— BEGIN Source excerpt —
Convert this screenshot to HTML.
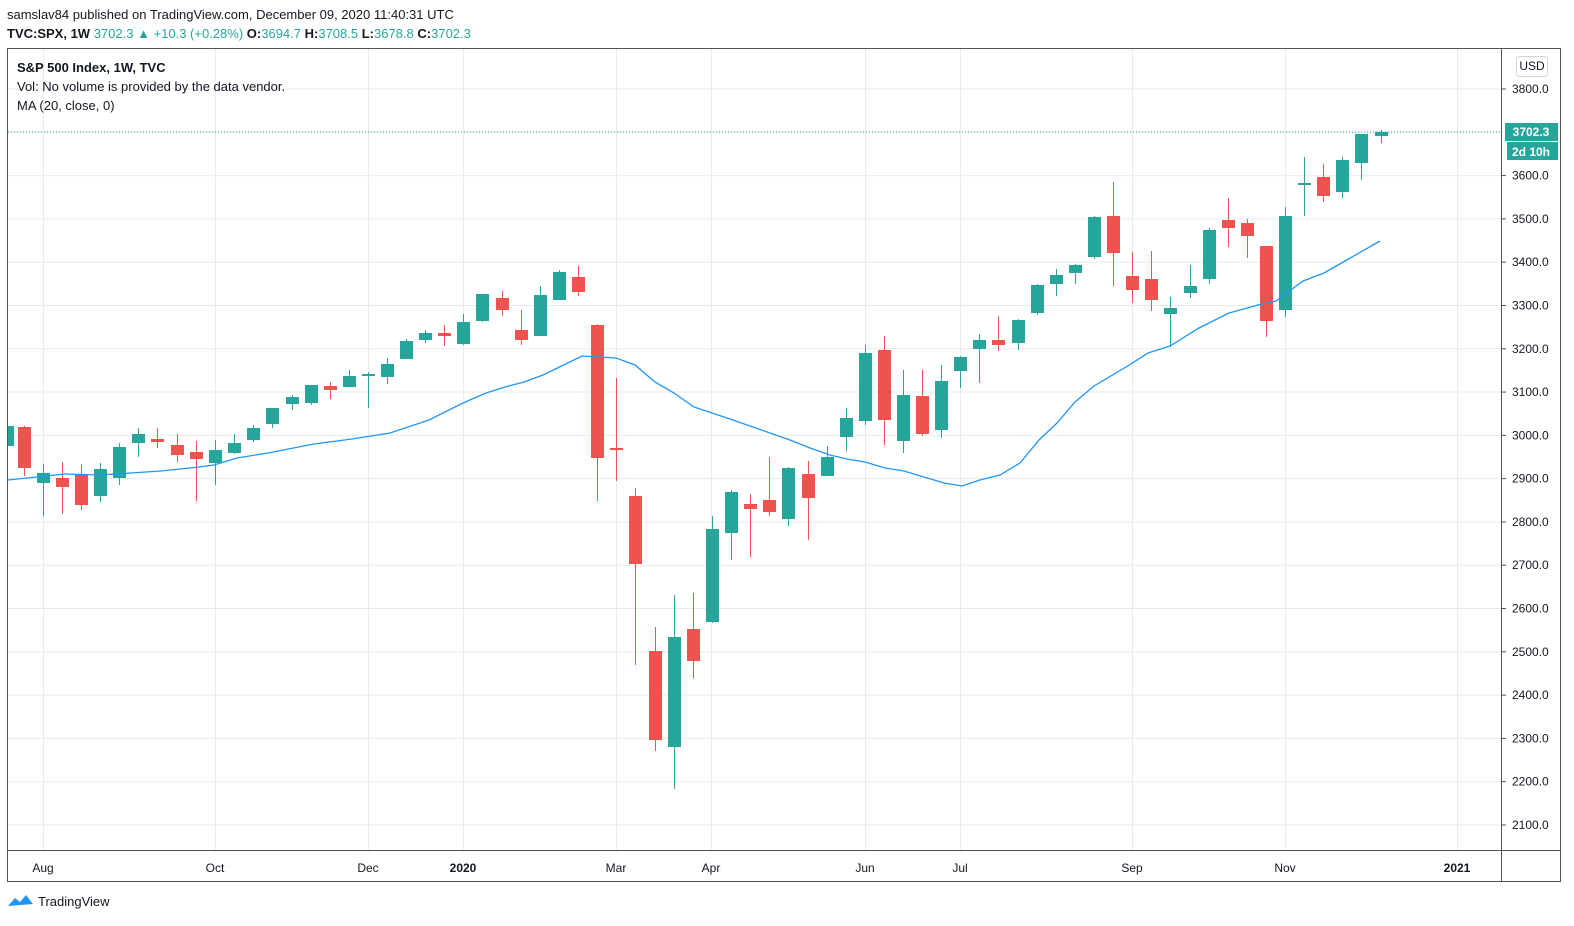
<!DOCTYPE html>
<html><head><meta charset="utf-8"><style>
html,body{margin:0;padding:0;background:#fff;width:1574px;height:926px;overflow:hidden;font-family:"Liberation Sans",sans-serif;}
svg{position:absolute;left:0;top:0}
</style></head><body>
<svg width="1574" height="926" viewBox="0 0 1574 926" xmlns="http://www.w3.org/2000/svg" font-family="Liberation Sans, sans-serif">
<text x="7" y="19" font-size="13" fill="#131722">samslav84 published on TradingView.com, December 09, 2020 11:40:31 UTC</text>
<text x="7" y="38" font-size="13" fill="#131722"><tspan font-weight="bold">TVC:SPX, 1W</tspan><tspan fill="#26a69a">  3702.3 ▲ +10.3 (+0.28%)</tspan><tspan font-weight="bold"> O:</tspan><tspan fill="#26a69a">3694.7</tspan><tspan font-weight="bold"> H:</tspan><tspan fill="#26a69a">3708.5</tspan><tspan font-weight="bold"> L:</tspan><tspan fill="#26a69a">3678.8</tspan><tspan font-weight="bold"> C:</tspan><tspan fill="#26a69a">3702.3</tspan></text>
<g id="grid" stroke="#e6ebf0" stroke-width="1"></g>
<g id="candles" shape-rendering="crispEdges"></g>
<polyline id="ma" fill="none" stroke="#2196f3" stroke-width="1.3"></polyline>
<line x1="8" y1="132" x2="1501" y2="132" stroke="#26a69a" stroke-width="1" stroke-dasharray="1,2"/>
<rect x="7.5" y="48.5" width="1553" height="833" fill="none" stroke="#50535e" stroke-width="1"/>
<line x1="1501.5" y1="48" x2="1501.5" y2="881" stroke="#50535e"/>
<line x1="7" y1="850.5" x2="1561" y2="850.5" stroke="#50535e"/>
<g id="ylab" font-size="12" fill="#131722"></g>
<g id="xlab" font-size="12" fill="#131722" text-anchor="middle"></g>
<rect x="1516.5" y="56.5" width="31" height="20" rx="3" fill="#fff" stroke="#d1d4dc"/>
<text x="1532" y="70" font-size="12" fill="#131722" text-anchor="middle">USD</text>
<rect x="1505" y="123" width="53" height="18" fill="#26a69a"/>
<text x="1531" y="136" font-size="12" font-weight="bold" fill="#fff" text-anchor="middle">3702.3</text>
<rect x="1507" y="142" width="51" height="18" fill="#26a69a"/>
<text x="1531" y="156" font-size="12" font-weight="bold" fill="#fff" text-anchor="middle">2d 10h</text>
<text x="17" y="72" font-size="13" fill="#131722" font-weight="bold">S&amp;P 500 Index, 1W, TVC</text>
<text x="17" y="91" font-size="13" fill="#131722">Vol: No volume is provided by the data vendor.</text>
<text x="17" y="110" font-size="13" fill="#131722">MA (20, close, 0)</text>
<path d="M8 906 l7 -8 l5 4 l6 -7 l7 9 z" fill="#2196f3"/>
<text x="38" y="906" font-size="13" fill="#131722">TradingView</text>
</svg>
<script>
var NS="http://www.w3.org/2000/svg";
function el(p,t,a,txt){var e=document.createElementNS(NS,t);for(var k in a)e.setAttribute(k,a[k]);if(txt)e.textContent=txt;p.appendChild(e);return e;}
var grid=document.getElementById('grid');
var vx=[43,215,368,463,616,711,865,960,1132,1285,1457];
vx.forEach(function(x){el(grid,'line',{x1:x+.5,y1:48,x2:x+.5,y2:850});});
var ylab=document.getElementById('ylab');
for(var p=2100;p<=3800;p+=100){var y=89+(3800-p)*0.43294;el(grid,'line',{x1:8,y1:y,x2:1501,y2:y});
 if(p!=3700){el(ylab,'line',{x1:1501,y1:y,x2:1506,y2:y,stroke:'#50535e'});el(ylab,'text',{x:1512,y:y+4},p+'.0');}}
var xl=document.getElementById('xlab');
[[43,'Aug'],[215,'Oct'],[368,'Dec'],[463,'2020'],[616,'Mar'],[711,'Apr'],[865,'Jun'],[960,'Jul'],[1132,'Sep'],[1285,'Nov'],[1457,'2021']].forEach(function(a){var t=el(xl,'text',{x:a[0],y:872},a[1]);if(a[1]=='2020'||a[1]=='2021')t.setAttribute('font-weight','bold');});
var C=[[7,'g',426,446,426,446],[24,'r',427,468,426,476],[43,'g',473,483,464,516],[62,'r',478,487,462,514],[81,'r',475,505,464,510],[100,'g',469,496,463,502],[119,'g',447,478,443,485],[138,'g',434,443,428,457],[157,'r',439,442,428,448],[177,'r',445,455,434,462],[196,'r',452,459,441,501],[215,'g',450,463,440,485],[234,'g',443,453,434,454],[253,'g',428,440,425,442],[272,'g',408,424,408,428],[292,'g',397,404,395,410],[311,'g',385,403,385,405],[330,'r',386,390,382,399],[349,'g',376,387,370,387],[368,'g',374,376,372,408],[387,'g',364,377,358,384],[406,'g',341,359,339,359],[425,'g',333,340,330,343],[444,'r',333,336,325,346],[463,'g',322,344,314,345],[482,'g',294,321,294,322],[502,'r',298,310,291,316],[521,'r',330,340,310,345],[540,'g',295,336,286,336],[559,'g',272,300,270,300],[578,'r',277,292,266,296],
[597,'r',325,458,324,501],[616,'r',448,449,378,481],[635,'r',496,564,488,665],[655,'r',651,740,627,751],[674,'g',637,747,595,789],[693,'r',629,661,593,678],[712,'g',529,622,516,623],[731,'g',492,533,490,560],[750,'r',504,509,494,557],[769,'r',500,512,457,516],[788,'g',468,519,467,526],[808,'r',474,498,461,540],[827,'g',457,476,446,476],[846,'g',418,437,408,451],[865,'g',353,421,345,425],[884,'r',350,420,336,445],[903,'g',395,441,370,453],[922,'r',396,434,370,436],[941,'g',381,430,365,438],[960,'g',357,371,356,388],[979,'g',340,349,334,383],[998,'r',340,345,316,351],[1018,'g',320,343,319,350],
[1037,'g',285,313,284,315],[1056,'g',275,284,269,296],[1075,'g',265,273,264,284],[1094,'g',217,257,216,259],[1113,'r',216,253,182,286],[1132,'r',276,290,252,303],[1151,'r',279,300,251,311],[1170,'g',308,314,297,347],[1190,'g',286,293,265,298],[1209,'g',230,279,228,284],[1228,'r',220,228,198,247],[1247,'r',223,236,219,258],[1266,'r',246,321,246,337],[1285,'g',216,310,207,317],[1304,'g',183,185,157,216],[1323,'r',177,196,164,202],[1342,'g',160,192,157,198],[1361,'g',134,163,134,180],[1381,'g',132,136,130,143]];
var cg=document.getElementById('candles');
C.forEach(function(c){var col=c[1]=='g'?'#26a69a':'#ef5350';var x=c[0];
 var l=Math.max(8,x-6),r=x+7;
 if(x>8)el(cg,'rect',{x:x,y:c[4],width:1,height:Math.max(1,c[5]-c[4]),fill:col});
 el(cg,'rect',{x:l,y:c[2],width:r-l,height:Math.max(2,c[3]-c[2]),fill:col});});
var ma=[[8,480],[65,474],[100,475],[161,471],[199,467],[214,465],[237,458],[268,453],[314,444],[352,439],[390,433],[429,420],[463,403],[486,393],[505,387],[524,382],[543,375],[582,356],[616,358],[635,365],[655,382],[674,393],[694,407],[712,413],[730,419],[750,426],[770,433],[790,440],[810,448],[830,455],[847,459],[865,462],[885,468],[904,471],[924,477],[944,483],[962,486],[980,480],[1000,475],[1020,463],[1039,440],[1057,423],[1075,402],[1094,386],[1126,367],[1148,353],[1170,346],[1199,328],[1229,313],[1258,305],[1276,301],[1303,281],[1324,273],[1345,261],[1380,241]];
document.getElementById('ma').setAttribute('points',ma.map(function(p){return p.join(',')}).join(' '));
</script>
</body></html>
— END Source excerpt —
What is asked >>
Repeat the listing above exactly, with no pictures.

Output below >>
Convert this screenshot to HTML.
<!DOCTYPE html>
<html><head><meta charset="utf-8"><style>
html,body{margin:0;padding:0;background:#fff;width:1574px;height:926px;overflow:hidden;font-family:"Liberation Sans",sans-serif;}
svg{position:absolute;left:0;top:0}
</style></head><body>
<svg width="1574" height="926" viewBox="0 0 1574 926" xmlns="http://www.w3.org/2000/svg" font-family="Liberation Sans, sans-serif">
<text x="7" y="19" font-size="13" fill="#131722">samslav84 published on TradingView.com, December 09, 2020 11:40:31 UTC</text>
<text x="7" y="38" font-size="13" fill="#131722"><tspan font-weight="bold">TVC:SPX, 1W</tspan><tspan fill="#26a69a">  3702.3 ▲ +10.3 (+0.28%)</tspan><tspan font-weight="bold"> O:</tspan><tspan fill="#26a69a">3694.7</tspan><tspan font-weight="bold"> H:</tspan><tspan fill="#26a69a">3708.5</tspan><tspan font-weight="bold"> L:</tspan><tspan fill="#26a69a">3678.8</tspan><tspan font-weight="bold"> C:</tspan><tspan fill="#26a69a">3702.3</tspan></text>
<g id="grid" stroke="#e6ebf0" stroke-width="1"></g>
<g id="candles" shape-rendering="crispEdges"></g>
<polyline id="ma" fill="none" stroke="#2196f3" stroke-width="1.3"></polyline>
<line x1="8" y1="132" x2="1501" y2="132" stroke="#26a69a" stroke-width="1" stroke-dasharray="1,2"/>
<rect x="7.5" y="48.5" width="1553" height="833" fill="none" stroke="#50535e" stroke-width="1"/>
<line x1="1501.5" y1="48" x2="1501.5" y2="881" stroke="#50535e"/>
<line x1="7" y1="850.5" x2="1561" y2="850.5" stroke="#50535e"/>
<g id="ylab" font-size="12" fill="#131722"></g>
<g id="xlab" font-size="12" fill="#131722" text-anchor="middle"></g>
<rect x="1516.5" y="56.5" width="31" height="20" rx="3" fill="#fff" stroke="#d1d4dc"/>
<text x="1532" y="70" font-size="12" fill="#131722" text-anchor="middle">USD</text>
<rect x="1505" y="123" width="53" height="18" fill="#26a69a"/>
<text x="1531" y="136" font-size="12" font-weight="bold" fill="#fff" text-anchor="middle">3702.3</text>
<rect x="1507" y="142" width="51" height="18" fill="#26a69a"/>
<text x="1531" y="156" font-size="12" font-weight="bold" fill="#fff" text-anchor="middle">2d 10h</text>
<text x="17" y="72" font-size="13" fill="#131722" font-weight="bold">S&amp;P 500 Index, 1W, TVC</text>
<text x="17" y="91" font-size="13" fill="#131722">Vol: No volume is provided by the data vendor.</text>
<text x="17" y="110" font-size="13" fill="#131722">MA (20, close, 0)</text>
<path d="M8 906 l7 -8 l5 4 l6 -7 l7 9 z" fill="#2196f3"/>
<text x="38" y="906" font-size="13" fill="#131722">TradingView</text>
</svg>
<script>
var NS="http://www.w3.org/2000/svg";
function el(p,t,a,txt){var e=document.createElementNS(NS,t);for(var k in a)e.setAttribute(k,a[k]);if(txt)e.textContent=txt;p.appendChild(e);return e;}
var grid=document.getElementById('grid');
var vx=[43,215,368,463,616,711,865,960,1132,1285,1457];
vx.forEach(function(x){el(grid,'line',{x1:x+.5,y1:48,x2:x+.5,y2:850});});
var ylab=document.getElementById('ylab');
for(var p=2100;p<=3800;p+=100){var y=89+(3800-p)*0.43294;el(grid,'line',{x1:8,y1:y,x2:1501,y2:y});
 if(p!=3700){el(ylab,'line',{x1:1501,y1:y,x2:1506,y2:y,stroke:'#50535e'});el(ylab,'text',{x:1512,y:y+4},p+'.0');}}
var xl=document.getElementById('xlab');
[[43,'Aug'],[215,'Oct'],[368,'Dec'],[463,'2020'],[616,'Mar'],[711,'Apr'],[865,'Jun'],[960,'Jul'],[1132,'Sep'],[1285,'Nov'],[1457,'2021']].forEach(function(a){var t=el(xl,'text',{x:a[0],y:872},a[1]);if(a[1]=='2020'||a[1]=='2021')t.setAttribute('font-weight','bold');});
var C=[[7,'g',426,446,426,446],[24,'r',427,468,426,476],[43,'g',473,483,464,516],[62,'r',478,487,462,514],[81,'r',475,505,464,510],[100,'g',469,496,463,502],[119,'g',447,478,443,485],[138,'g',434,443,428,457],[157,'r',439,442,428,448],[177,'r',445,455,434,462],[196,'r',452,459,441,501],[215,'g',450,463,440,485],[234,'g',443,453,434,454],[253,'g',428,440,425,442],[272,'g',408,424,408,428],[292,'g',397,404,395,410],[311,'g',385,403,385,405],[330,'r',386,390,382,399],[349,'g',376,387,370,387],[368,'g',374,376,372,408],[387,'g',364,377,358,384],[406,'g',341,359,339,359],[425,'g',333,340,330,343],[444,'r',333,336,325,346],[463,'g',322,344,314,345],[482,'g',294,321,294,322],[502,'r',298,310,291,316],[521,'r',330,340,310,345],[540,'g',295,336,286,336],[559,'g',272,300,270,300],[578,'r',277,292,266,296],
[597,'r',325,458,324,501],[616,'r',448,449,378,481],[635,'r',496,564,488,665],[655,'r',651,740,627,751],[674,'g',637,747,595,789],[693,'r',629,661,593,678],[712,'g',529,622,516,623],[731,'g',492,533,490,560],[750,'r',504,509,494,557],[769,'r',500,512,457,516],[788,'g',468,519,467,526],[808,'r',474,498,461,540],[827,'g',457,476,446,476],[846,'g',418,437,408,451],[865,'g',353,421,345,425],[884,'r',350,420,336,445],[903,'g',395,441,370,453],[922,'r',396,434,370,436],[941,'g',381,430,365,438],[960,'g',357,371,356,388],[979,'g',340,349,334,383],[998,'r',340,345,316,351],[1018,'g',320,343,319,350],
[1037,'g',285,313,284,315],[1056,'g',275,284,269,296],[1075,'g',265,273,264,284],[1094,'g',217,257,216,259],[1113,'r',216,253,182,286],[1132,'r',276,290,252,303],[1151,'r',279,300,251,311],[1170,'g',308,314,297,347],[1190,'g',286,293,265,298],[1209,'g',230,279,228,284],[1228,'r',220,228,198,247],[1247,'r',223,236,219,258],[1266,'r',246,321,246,337],[1285,'g',216,310,207,317],[1304,'g',183,185,157,216],[1323,'r',177,196,164,202],[1342,'g',160,192,157,198],[1361,'g',134,163,134,180],[1381,'g',132,136,130,143]];
var cg=document.getElementById('candles');
C.forEach(function(c){var col=c[1]=='g'?'#26a69a':'#ef5350';var x=c[0];
 var l=Math.max(8,x-6),r=x+7;
 if(x>8)el(cg,'rect',{x:x,y:c[4],width:1,height:Math.max(1,c[5]-c[4]),fill:col});
 el(cg,'rect',{x:l,y:c[2],width:r-l,height:Math.max(2,c[3]-c[2]),fill:col});});
var ma=[[8,480],[65,474],[100,475],[161,471],[199,467],[214,465],[237,458],[268,453],[314,444],[352,439],[390,433],[429,420],[463,403],[486,393],[505,387],[524,382],[543,375],[582,356],[616,358],[635,365],[655,382],[674,393],[694,407],[712,413],[730,419],[750,426],[770,433],[790,440],[810,448],[830,455],[847,459],[865,462],[885,468],[904,471],[924,477],[944,483],[962,486],[980,480],[1000,475],[1020,463],[1039,440],[1057,423],[1075,402],[1094,386],[1126,367],[1148,353],[1170,346],[1199,328],[1229,313],[1258,305],[1276,301],[1303,281],[1324,273],[1345,261],[1380,241]];
document.getElementById('ma').setAttribute('points',ma.map(function(p){return p.join(',')}).join(' '));
</script>
</body></html>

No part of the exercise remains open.